Невролог оказалась серьезной девушкой, унесла снимок моей головы в кабинет и, судя по времени, которое провела там, делала с него копию, причем вручную. Когда дверь кабинета отворилась, первым подскочил толстяк-Шумахер. Я же так и остался дремать в казенном дерматиновом кресле, наблюдая через полуприкрытые веки как она часто трясет головой будто курочка и деловито жестикулирует.
Мисс Большие Очки — так я назвал ее. Была она маленькой и до одурения серьезной. Этакая строгая училка.
— Пожалуйста, — пригласила она меня, — я бы хотела с вами поговорить.
За версту от нее веяло скукой. Кабинет отбивал охоту жить. Стул был жестким. Стены — отвратительно голубыми.
— В принципе, волноваться не стоит.
Она неумело пыталась не просто смотреть мне в глаза, а заглядывать время от времени в душу. Многозначительный тон, которым она произнесла первую фразу, предвещал длинную лекцию из разряда тех, что обычно читают врачи абсолютно здоровому человеку, стремясь напомнить, что тот не вечно будет жить, полагаясь на собственные силы…
— Сотрясения мозга у вас нет, никаких серьезных последствий не предвидится, — продолжала она тем временем. — Конечно, нужно поберечься, никаких серьезных физических нагрузок хотя бы месяц, никаких…
Под моим пристальным взглядом она все несла и несла какую-то чепуху, пока я не решил положить этому конец, неспешно поднявшись и расправив плечи. Сообразив, что я считаю ее время законно отработанным, она свернула, наконец, свой перечень и огорошила пустячком:
— Разве что вот тут, видите, маленькое затемнение.
Стало неприятно. Кому хочется иметь в своей голове затемнение там, где у других его нет? Однако, даже не повернувшись к компьютеру, в который она тыкала пальчиком, я равнодушно спросил:
— И что сие означает?
— Очень редкое явление, мне пришлось перерыть массу данных, чтобы…
— Так что?
Она явно расстроилась, что я не захотел слушать, как серьезно она потрудилась, но все-таки ответила сразу:
— Это может означать маленькую, такую, знаете, локальную, амнезию.
Сначала я оцепенел. Я потерял память? Стоп-стоп. Я ведь помню, кто я такой, да и только что помнил, кто такой Кира, и даже номер мобильного телефона помнил, чем не все люди без амнезии могут похвастаться.
— Вы хотите сказать, что у меня слегка отшибло память?
— Что-то вроде того.
— Я могу не вспомнить, где я живу? — уточнил я. — Чем занимаюсь?
— А вы помните? — осторожно осведомилась она.
— Прекрасно.
— Ну вот видите, — сказала она, — я же говорила, волноваться не стоит.
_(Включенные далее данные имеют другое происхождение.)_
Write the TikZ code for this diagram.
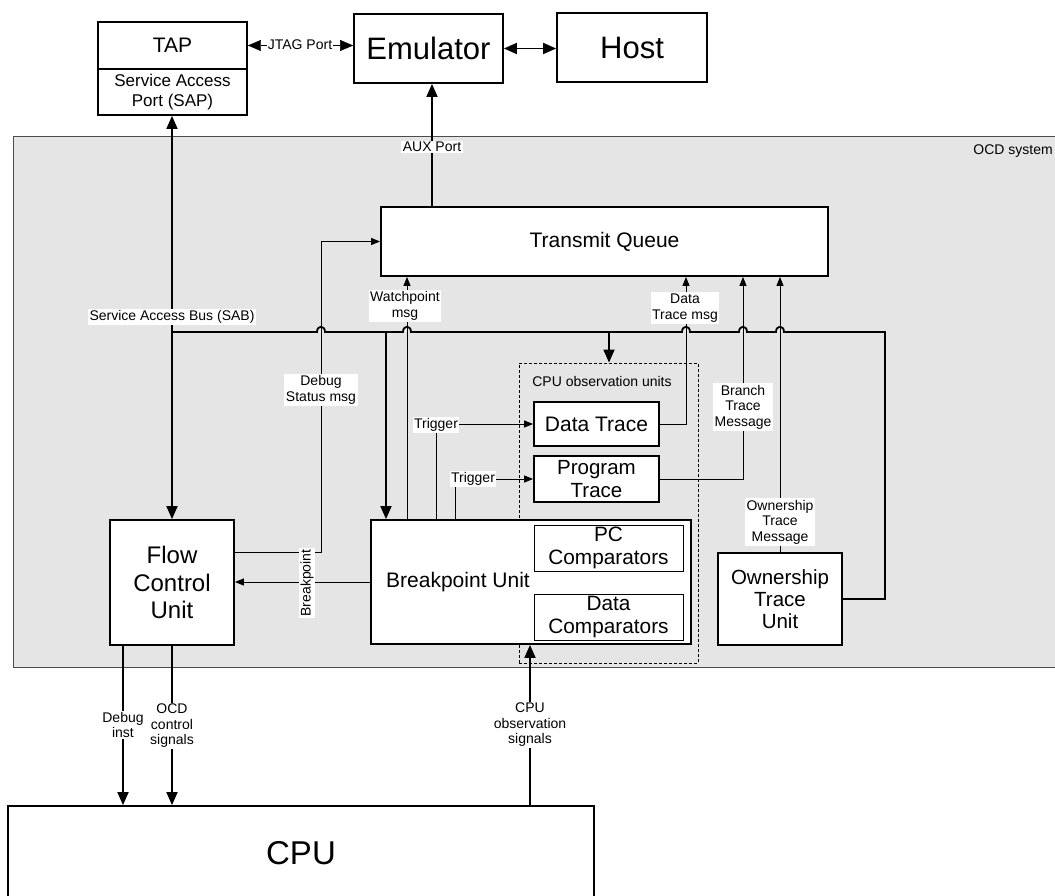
\documentclass[tikz,border=0pt]{standalone}
\usepackage{fontspec}
\setmainfont{Liberation Sans}
\usetikzlibrary{arrows.meta}

\definecolor{ocdgray}{HTML}{E5E5E5}

\tikzset{
  blk/.style={draw, line width=1.8pt, fill=white, inner sep=0pt, align=center,
    font=\fontsize{20.5}{23}\selectfont},
  sub/.style={draw, line width=0.9pt, fill=white, inner sep=0pt, align=center,
    font=\fontsize{20.8}{23}\selectfont},
  bus/.style={line width=1.8pt},
  sig/.style={line width=0.9pt},
  bigtip/.style={-{Triangle[length=13pt,width=11pt]}},
  bigtips/.style={{Triangle[length=13pt,width=11pt]}-{Triangle[length=13pt,width=11pt]}},
  smalltip/.style={-{Triangle[length=9pt,width=7pt]}},
  lbl/.style={fill=white, inner sep=1.5pt, align=center, font=\fontsize{14}{15.5}\selectfont},
  note/.style={inner sep=0pt, align=center, font=\fontsize{14}{15.5}\selectfont},
}

\begin{document}
\begin{tikzpicture}[x=1pt, y=-1pt]
    \useasboundingbox (0,0) rectangle (1055,896);

    % OCD system frame
    \node[draw=black!70, line width=1pt, fill=ocdgray, minimum width=1062pt, minimum height=530pt] (ocd) at (544,402) {};
    \node[note, anchor=east] (ocdlbl) at (1053,151) {OCD system};

    % Outside blocks
    \node[blk, minimum width=149pt, minimum height=47pt, font=\fontsize{21}{24}\selectfont] (tap) at (172.5,45.5) {TAP};
    \node[blk, minimum width=149pt, minimum height=46pt, font=\fontsize{17}{20.6}\selectfont] (sap) at (172.5,92) {Service Access\\Port (SAP)};
    \node[blk, minimum width=149pt, minimum height=69pt, font=\fontsize{31}{36}\selectfont] (emu) at (428.5,48.5) {Emulator};
    \node[blk, minimum width=150pt, minimum height=69pt, font=\fontsize{31}{36}\selectfont] (host) at (632,47.5) {Host};
    \node[blk, minimum width=586pt, minimum height=94pt, font=\fontsize{33}{40}\selectfont] (cpu) at (301,853) {CPU};

    % Connection points
    \coordinate (aux) at (432,0);
    \coordinate (sab) at (172,332);
    \coordinate (bpin) at (386,332);
    \coordinate (obsin) at (609,332);
    \coordinate (dsm) at (321,0);
    \coordinate (dsy) at (0,552);
    \coordinate (wp) at (407,0);
    \coordinate (tg1) at (436,0);
    \coordinate (tg2) at (455,0);
    \coordinate (dtm) at (686,0);
    \coordinate (btm) at (743,0);
    \coordinate (dbi) at (123,0);
    \coordinate (cobs) at (530,0);

    % Service access bus with jumps
    \draw[bus] (sab) -- (317,332) .. controls (317,325) and (325,325) .. (325,332)
        -- (403,332) .. controls (403,325) and (411,325) .. (411,332)
        -- (682,332) .. controls (682,325) and (690,325) .. (690,332)
        -- (739,332) .. controls (739,325) and (747,325) .. (747,332)
        -- (776,332) .. controls (776,325) and (784,325) .. (784,332)
        -- (885,332) |- (780,599);

    % Inner blocks
    \node[blk, minimum width=447pt, minimum height=69pt, font=\fontsize{21}{24}\selectfont] (tq) at (604.5,241.5) {Transmit Queue};
    \node[blk, minimum width=124pt, minimum height=125pt, font=\fontsize{24}{27.7}\selectfont] (fcu) at (172,582.5) {Flow\\Control\\Unit};
    \node[draw, dashed, dash pattern=on 3pt off 2pt, line width=0.9pt, minimum width=179pt, minimum height=300pt] (obs) at (608.5,513) {};
    \node[note] (obslbl) at (602,381) {CPU observation units};
    \node[blk, minimum width=320pt, minimum height=124pt] (bpu) at (531,582) {};
    \node[font=\fontsize{21}{24}\selectfont, inner sep=0pt] (bputxt) at (458,582) {Breakpoint Unit};
    \node[sub, minimum width=149pt, minimum height=46pt] (pcc) at (608.5,548) {PC\\Comparators};
    \node[sub, minimum width=149pt, minimum height=46pt] (dcc) at (608.5,617) {Data\\Comparators};
    \node[blk, minimum width=125pt, minimum height=44pt, font=\fontsize{21}{24}\selectfont] (dt) at (596.5,424) {Data Trace};
    \node[blk, minimum width=125pt, minimum height=46pt] (pt) at (596.5,479) {Program\\Trace};
    \node[blk, minimum width=124pt, minimum height=92pt, font=\fontsize{20.5}{22.3}\selectfont] (otu) at (780,599) {Ownership\\Trace\\Unit};

    % Ports
    \draw[bigtips] (tap.east) -- (tap.east -| emu.west);
    \node[lbl, inner sep=0.5pt] (jtaglbl) at (300,45) {JTAG Port};
    \draw[bus, bigtips] (emu.east) -- (emu.east -| host.west);
    \draw[bus, bigtip] (tq.north -| aux) -- (emu.south -| aux);
    \node[lbl] (auxlbl) at (432,147) {AUX Port};
    \draw[bus, bigtips] (sab |- sap.south) -- (sab |- fcu.north);
    \node[lbl] (sablbl) at (172,317) {Service Access Bus (SAB)};

    % Bus branches
    \draw[bus, bigtip] (bpin) -- (bpin |- bpu.north);
    \draw[bus, bigtip] (obsin) -- (obsin |- obs.north);

    % Messages to the transmit queue
    \draw[sig, smalltip] (fcu.east |- dsy) -- (dsm |- dsy) -- (dsm |- tq.west) -- (tq.west);
    \node[lbl] (dsmlbl) at (321,390) {Debug\\Status msg};
    \draw[sig, smalltip] (wp |- bpu.north) -- (wp |- tq.south);
    \node[lbl] (wplbl) at (405,306) {Watchpoint\\msg};
    \draw[sig, smalltip] (dt.east) -| (dtm |- tq.south);
    \node[lbl] (dtmlbl) at (685,308) {Data\\Trace msg};
    \draw[sig, smalltip] (pt.east) -| (btm |- tq.south);
    \node[lbl] (btmlbl) at (743,407) {Branch\\Trace\\Message};
    \draw[sig, smalltip] (otu.north) -- (otu.north |- tq.south);
    \node[lbl] (otmlbl) at (780,522) {Ownership\\Trace\\Message};

    % Triggers and breakpoint
    \draw[sig, smalltip] (tg1 |- bpu.north) |- (dt.west);
    \node[lbl] (trg1lbl) at (436,425) {Trigger};
    \draw[sig, smalltip] (tg2 |- bpu.north) |- (pt.west);
    \node[lbl] (trg2lbl) at (473,479) {Trigger};
    \draw[sig, smalltip] (bpu.west) -- (fcu.east |- bpu.west);
    \node[lbl, rotate=90] (bplbl) at (307,583) {Breakpoint};

    % CPU signals
    \draw[bus, bigtip] (dbi |- fcu.south) -- (dbi |- cpu.north);
    \node[lbl] (dbilbl) at (123,725) {Debug\\inst};
    \draw[bus, bigtip] (fcu.south) -- (fcu.south |- cpu.north);
    \node[lbl] (ocdclbl) at (172,726) {OCD\\control\\signals};
    \draw[bus, bigtip] (cobs |- cpu.north) -- (cobs |- bpu.south);
    \node[lbl] (cobslbl) at (530,725) {CPU\\observation\\signals};
\end{tikzpicture}
\end{document}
— Но вероятность того, что я что-то забыл, остается? — спросил я.
— Да. И вероятность эта очень велика. Практически равна ста процентам. Боюсь, вам не справиться с этим самостоятельно. Поэтому, если хотите… — Она протянула мне визитку, но я проигнорировал ее жест.
— Так в чем же конкретно эта локальная амнезия может выражаться? В том, что я забуду, как приготовить яичницу?
— Вы просто не вспомните, что когда-то умели ее готовить.
— Полная ерунда, — вырвалось у меня, хотя то, что она сказала, ерундой не показалось.
— Конечно ерунда, если дело идет о яичнице. Или о каких-нибудь коньках. Вот, скажем, любили вы кататься на коньках, и это доставляло вам удовольствие. Теперь вы о них не вспомните, потому что это как раз тот кусочек памяти, который вы потеряли. Вам не придет в голову сходить на каток, потому что в вашей памяти коньки стерты. Ведь большинство наших желаний основано на памяти, согласитесь. Но здесь тоже нет ничего страшного. Потому что однажды кто-нибудь пригласит вас на каток или вы сами решите попробовать, и на льду вдруг выяснится, что вы прекрасно катаетесь. Потому что память — функция ментальная, а тело все помнит, оно память не утратило. Вы понимаете, о чем я говорю?
Теперь я прекрасно ее понимал, и понимал даже больше того, что она говорила. Я уже почувствовал то, что она облекла в слова:
— Конечно, когда речь идет о мелочах, о чем-то явном, о том, что вы можете повстречать в жизни, то память «проснется». Но у каждого человека есть некая потаенная часть, и ничего в реальном мире о ней не напомнит. Вот она-то останется для вас погребенной. И не только она, а все мысли, желания и стремления, которые были с ней связаны.